Producers in Lleida have continued reducing the acreage devoted to apple and pear trees, with 8,203 hectares devoted to top fruit abandoned between 2005 and 2017. As revealed by the latest official data published by the Catalan Council of Agriculture, the productive acreage in the province has dropped from 23,775 hectares to just 15,572 hectares.

Pear trees have been the most affected crop, with a reduction of 4,732 hectares. The total acreage devoted to pears now amounts to 9,254 hectares, when twelve years ago, this figure stood at 13,986 hectares, according to the Council. For apple trees, the drop is estimated at 3,471 productive hectares, from 10,069 to 7,061.

When looking for the reasons for this development, several factors must be taken into account. On the one hand, there was a "boom" of stone fruit cultivation a few years ago, motivated by the good prices paid, which encouraged the production of peaches, nectarines and Paraguayo peaches. On the other, producers of some pear varieties have been affected by some problems in the production process. With the introduction of new regulations, the European Union made the management of tree vigour much more difficult for Blanquilla pears. Therefore, there was a decrease in the production of this variety and a switch to the Conference. Furthermore, apple producers in Lleida face fierce foreign competition. An Afrucat report revealed that about half of the apples consumed in Spain, specifically 44%, come from other countries. In the case of pears, local fruit dominates on the shelves, with a 85.8% share.

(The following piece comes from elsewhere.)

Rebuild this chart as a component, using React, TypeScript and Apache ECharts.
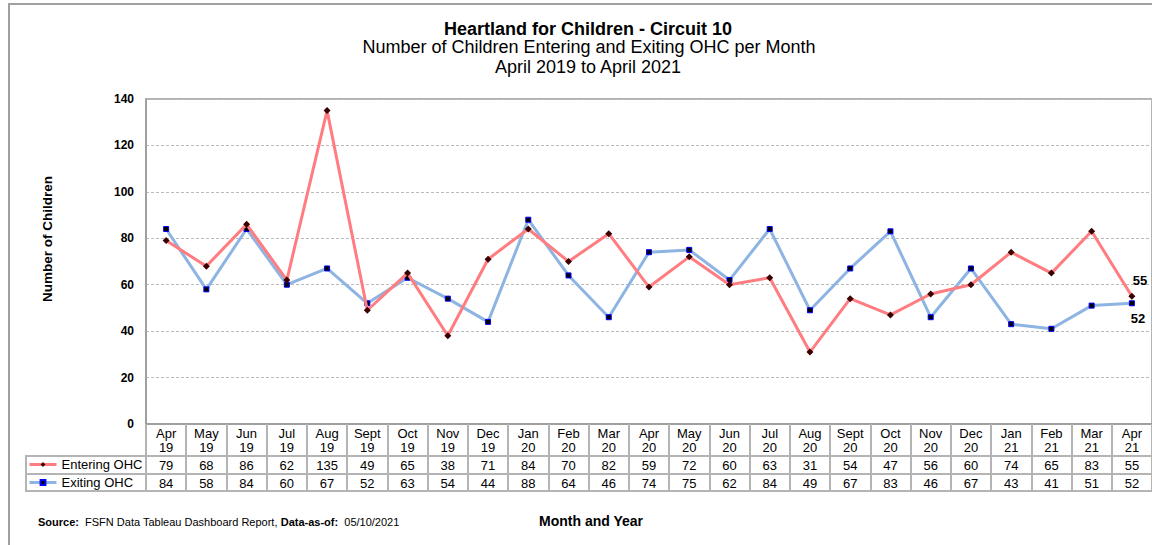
import React, { useEffect, useRef } from "react";
import * as echarts from "echarts";

const categories = [
  "Apr\n19", "May\n19", "Jun\n19", "Jul\n19", "Aug\n19", "Sept\n19", "Oct\n19", "Nov\n19", "Dec\n19",
  "Jan\n20", "Feb\n20", "Mar\n20", "Apr\n20", "May\n20", "Jun\n20", "Jul\n20", "Aug\n20", "Sept\n20",
  "Oct\n20", "Nov\n20", "Dec\n20", "Jan\n21", "Feb\n21", "Mar\n21", "Apr\n21",
];
const entering = [79, 68, 86, 62, 135, 49, 65, 38, 71, 84, 70, 82, 59, 72, 60, 63, 31, 54, 47, 56, 60, 74, 65, 83, 55];
const exiting = [84, 58, 84, 60, 67, 52, 63, 54, 44, 88, 64, 46, 74, 75, 62, 84, 49, 67, 83, 46, 67, 43, 41, 51, 52];
const yTicks = { min: 0, max: 140, interval: 20 };

const FONT = "Liberation Sans, Arial, sans-serif";
const TABLE_LINE = "#b4b4b4";

export default function App() {
  const ref = useRef<HTMLDivElement>(null);
  useEffect(() => {
    if (!ref.current) return;
    const chart = echarts.init(ref.current, undefined, { renderer: "svg" });
    const last = entering.length - 1;
    const lastLabel = (dx: number, dy: number) => ({
      show: true,
      position: "inside",
      offset: [dx, dy],
      fontFamily: FONT,
      fontWeight: "bold",
      fontSize: 13,
      color: "#000",
      formatter: "{c}",
    });
    const tableAxis = (offset: number, values: number[] | null) => ({
      type: "category",
      data: categories,
      position: "bottom",
      offset,
      boundaryGap: true,
      axisLine: { show: true, lineStyle: { color: TABLE_LINE, width: 2 } },
      axisTick: { show: false },
      splitLine: { show: false },
      axisLabel: values
        ? {
            show: true,
            interval: 0,
            margin: 3,
            fontFamily: FONT,
            fontSize: 13,
            color: "#000",
            formatter: (_v: string, i: number) => String(values[i]),
          }
        : { show: false },
    });
    chart.setOption({
      animation: false,
      textStyle: { fontFamily: FONT },
      grid: {
        left: 146,
        right: -1,
        top: 99,
        bottom: 121,
        show: true,
        borderColor: "#999",
        borderWidth: 1.5,
      },
      legend: {
        orient: "vertical",
        left: 28,
        top: 457,
        padding: 0,
        itemWidth: 27,
        itemHeight: 6,
        itemGap: 3,
        lineStyle: { width: 3 },
        textStyle: { fontFamily: FONT, fontSize: 13, color: "#000", lineHeight: 15 },
        data: ["Entering OHC", "Exiting OHC"],
      },
      xAxis: [
        {
          type: "category",
          data: categories,
          position: "bottom",
          boundaryGap: true,
          axisLine: { show: true, lineStyle: { color: "#999", width: 1.5 } },
          axisTick: { show: true, interval: 0, length: 67, lineStyle: { color: TABLE_LINE, width: 2 } },
          axisLabel: {
            interval: 0,
            margin: 2,
            fontFamily: FONT,
            fontSize: 13,
            lineHeight: 14,
            color: "#000",
          },
        },
        tableAxis(32, entering),
        tableAxis(50, exiting),
        tableAxis(67, null),
      ],
      yAxis: {
        type: "value",
        min: yTicks.min,
        max: yTicks.max,
        interval: yTicks.interval,
        axisLine: { show: true, lineStyle: { color: "#999", width: 1.5 } },
        axisTick: { show: false },
        axisLabel: { fontFamily: FONT, fontWeight: "bold", fontSize: 12, color: "#000", margin: 12 },
        splitLine: { show: true, lineStyle: { color: "#bbb", type: [3, 2], width: 1 } },
      },
      series: [
        {
          name: "Entering OHC",
          type: "line",
          xAxisIndex: 0,
          data: entering.map((v, i) => (i === last ? { value: v, label: lastLabel(8, -16) } : v)),
          lineStyle: { color: "#ff7c80", width: 3 },
          itemStyle: { color: "#3a0000" },
          symbol: "diamond",
          symbolSize: 7,
          z: 3,
        },
        {
          name: "Exiting OHC",
          type: "line",
          xAxisIndex: 0,
          data: exiting.map((v, i) => (i === last ? { value: v, label: lastLabel(6, 15) } : v)),
          lineStyle: { color: "#8db4e2", width: 3 },
          itemStyle: { color: "#000", borderColor: "#0000ff", borderWidth: 1 },
          symbol: "rect",
          symbolSize: 5,
          z: 2,
        },
      ],
      graphic: [
        {
          type: "rect",
          shape: { x: 9, y: 4, width: 1200, height: 600 },
          style: { fill: "none", stroke: "#a0a0a0", lineWidth: 2 },
          silent: true,
        },
        {
          type: "rect",
          shape: { x: 26, y: 456, width: 120, height: 35 },
          style: { fill: "none", stroke: TABLE_LINE, lineWidth: 2 },
          silent: true,
        },
        {
          type: "line",
          shape: { x1: 26, y1: 474, x2: 146, y2: 474 },
          style: { stroke: TABLE_LINE, lineWidth: 2 },
          silent: true,
        },
        {
          type: "text",
          x: 588,
          y: 20,
          style: {
            text: "Heartland for Children - Circuit 10",
            font: "bold 18px " + FONT,
            fill: "#000",
            textAlign: "center",
          },
        },
        {
          type: "text",
          x: 589,
          y: 38,
          style: {
            text: "Number of Children Entering and Exiting OHC per Month",
            font: "18px " + FONT,
            fill: "#000",
            textAlign: "center",
          },
        },
        {
          type: "text",
          x: 588,
          y: 58,
          style: {
            text: "April 2019 to April 2021",
            font: "18px " + FONT,
            fill: "#000",
            textAlign: "center",
          },
        },
        {
          type: "text",
          x: 47,
          y: 239,
          rotation: Math.PI / 2,
          style: {
            text: "Number of Children",
            font: "bold 13.5px " + FONT,
            fill: "#000",
            textAlign: "center",
            textVerticalAlign: "middle",
          },
        },
        {
          type: "text",
          x: 38,
          y: 516,
          style: {
            text: "{b|Source:}  FSFN Data Tableau Dashboard Report, {b|Data-as-of:}  05/10/2021",
            font: "11px " + FONT,
            fill: "#000",
            rich: { b: { fontWeight: "bold", fontSize: 11, fontFamily: FONT } },
          },
        },
        {
          type: "text",
          x: 591,
          y: 514,
          style: {
            text: "Month and Year",
            font: "bold 14px " + FONT,
            fill: "#000",
            textAlign: "center",
          },
        },
      ],
    });
    return () => chart.dispose();
  }, []);
  return (
    <div
      ref={ref}
      style={{ position: "fixed", left: 0, top: 0, width: 1152, height: 545, background: "#fff" }}
    />
  );
}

Stone fruit acreage has increased by almost 60% in the same period
The reduction of the top fruit acreage has been mostly compensated by an expansion of that devoted to stone fruit. In fact, between 2005 and 2012, the farms producing peaches and nectarines have seen the acreage grow by almost 60%, from 11,493 to 18,264 hectares. This trend has been observed in the entire Ebro Valley and the sector has been suffering from an acute price crisis since the summer of 2014, coinciding with the entry into force of the Russian veto on a number of European products, including fruit.